• [STATED TASK]: Repeat exactly the lines running from the first line of the data to the line containing "const toPts = (xs: number[], ys: number[])", both ends included, and nothing else; drop the pictures.

• [PROVIDED DATA]:
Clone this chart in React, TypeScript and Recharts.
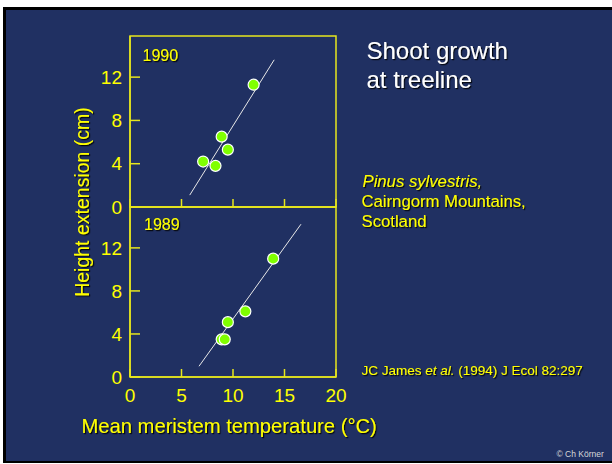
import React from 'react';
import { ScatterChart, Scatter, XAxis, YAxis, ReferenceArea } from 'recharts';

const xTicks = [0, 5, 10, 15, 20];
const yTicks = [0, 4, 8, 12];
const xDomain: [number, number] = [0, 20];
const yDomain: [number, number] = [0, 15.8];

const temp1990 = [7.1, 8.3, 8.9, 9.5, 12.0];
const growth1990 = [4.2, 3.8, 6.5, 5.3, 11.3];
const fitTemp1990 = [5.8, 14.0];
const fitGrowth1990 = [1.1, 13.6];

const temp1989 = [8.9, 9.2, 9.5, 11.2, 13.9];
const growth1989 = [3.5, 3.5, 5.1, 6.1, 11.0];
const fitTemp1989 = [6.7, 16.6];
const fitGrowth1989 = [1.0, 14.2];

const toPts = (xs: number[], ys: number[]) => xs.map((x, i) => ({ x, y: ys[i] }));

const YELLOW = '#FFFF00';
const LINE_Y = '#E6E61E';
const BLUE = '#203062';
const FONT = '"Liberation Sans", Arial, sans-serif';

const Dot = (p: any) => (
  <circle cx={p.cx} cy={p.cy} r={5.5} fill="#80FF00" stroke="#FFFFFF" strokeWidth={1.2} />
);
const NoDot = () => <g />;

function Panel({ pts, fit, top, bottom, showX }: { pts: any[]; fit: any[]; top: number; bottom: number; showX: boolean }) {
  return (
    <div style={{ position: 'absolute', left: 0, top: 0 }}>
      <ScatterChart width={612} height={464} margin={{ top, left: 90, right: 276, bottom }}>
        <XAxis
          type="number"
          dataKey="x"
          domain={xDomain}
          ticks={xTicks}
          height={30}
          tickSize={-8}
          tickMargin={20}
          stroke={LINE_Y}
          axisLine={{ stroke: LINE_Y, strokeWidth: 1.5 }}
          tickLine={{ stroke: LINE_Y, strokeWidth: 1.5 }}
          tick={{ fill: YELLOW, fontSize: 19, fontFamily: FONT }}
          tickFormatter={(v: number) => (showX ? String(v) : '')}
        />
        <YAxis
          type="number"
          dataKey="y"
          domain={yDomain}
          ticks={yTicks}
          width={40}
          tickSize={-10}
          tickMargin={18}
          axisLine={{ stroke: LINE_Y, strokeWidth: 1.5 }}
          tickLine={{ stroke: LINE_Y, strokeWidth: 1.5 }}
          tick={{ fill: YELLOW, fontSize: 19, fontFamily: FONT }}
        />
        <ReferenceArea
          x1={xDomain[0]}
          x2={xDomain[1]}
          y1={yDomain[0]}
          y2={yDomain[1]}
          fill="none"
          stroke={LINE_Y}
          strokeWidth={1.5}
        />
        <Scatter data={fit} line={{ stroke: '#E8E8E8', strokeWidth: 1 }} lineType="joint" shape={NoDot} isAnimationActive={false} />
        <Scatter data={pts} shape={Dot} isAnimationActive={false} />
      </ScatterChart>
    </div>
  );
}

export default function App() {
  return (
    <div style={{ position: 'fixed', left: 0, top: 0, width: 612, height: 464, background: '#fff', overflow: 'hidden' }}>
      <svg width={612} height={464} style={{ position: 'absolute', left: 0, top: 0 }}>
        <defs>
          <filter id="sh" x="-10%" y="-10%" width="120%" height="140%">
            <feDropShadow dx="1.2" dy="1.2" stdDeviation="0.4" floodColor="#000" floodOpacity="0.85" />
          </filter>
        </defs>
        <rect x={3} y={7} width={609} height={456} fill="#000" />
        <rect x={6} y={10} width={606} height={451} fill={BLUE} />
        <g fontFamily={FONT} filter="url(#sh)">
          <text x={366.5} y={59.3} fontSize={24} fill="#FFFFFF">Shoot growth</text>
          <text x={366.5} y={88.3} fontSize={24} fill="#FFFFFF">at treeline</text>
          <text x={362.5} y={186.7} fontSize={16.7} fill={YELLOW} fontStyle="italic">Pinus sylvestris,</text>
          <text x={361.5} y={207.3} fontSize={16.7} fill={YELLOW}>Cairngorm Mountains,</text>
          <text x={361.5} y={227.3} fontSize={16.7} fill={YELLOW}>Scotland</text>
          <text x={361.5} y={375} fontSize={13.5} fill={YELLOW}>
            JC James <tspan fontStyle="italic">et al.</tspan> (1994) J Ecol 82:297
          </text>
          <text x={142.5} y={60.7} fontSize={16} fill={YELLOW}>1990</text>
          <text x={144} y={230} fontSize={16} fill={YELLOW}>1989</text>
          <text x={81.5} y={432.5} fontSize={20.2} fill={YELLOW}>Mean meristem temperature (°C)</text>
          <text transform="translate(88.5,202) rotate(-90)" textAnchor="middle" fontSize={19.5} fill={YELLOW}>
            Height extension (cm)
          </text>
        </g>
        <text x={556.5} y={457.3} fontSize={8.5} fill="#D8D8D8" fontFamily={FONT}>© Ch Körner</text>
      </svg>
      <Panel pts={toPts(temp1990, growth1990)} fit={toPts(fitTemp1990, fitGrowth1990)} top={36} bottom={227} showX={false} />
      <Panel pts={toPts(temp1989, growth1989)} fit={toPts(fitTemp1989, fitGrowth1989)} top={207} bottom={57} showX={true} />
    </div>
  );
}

• [WRITTEN REPLY]:
Clone this chart in React, TypeScript and Recharts.
import React from 'react';
import { ScatterChart, Scatter, XAxis, YAxis, ReferenceArea } from 'recharts';

const xTicks = [0, 5, 10, 15, 20];
const yTicks = [0, 4, 8, 12];
const xDomain: [number, number] = [0, 20];
const yDomain: [number, number] = [0, 15.8];

const temp1990 = [7.1, 8.3, 8.9, 9.5, 12.0];
const growth1990 = [4.2, 3.8, 6.5, 5.3, 11.3];
const fitTemp1990 = [5.8, 14.0];
const fitGrowth1990 = [1.1, 13.6];

const temp1989 = [8.9, 9.2, 9.5, 11.2, 13.9];
const growth1989 = [3.5, 3.5, 5.1, 6.1, 11.0];
const fitTemp1989 = [6.7, 16.6];
const fitGrowth1989 = [1.0, 14.2];

const toPts = (xs: number[], ys: number[]) => xs.map((x, i) => ({ x, y: ys[i] }));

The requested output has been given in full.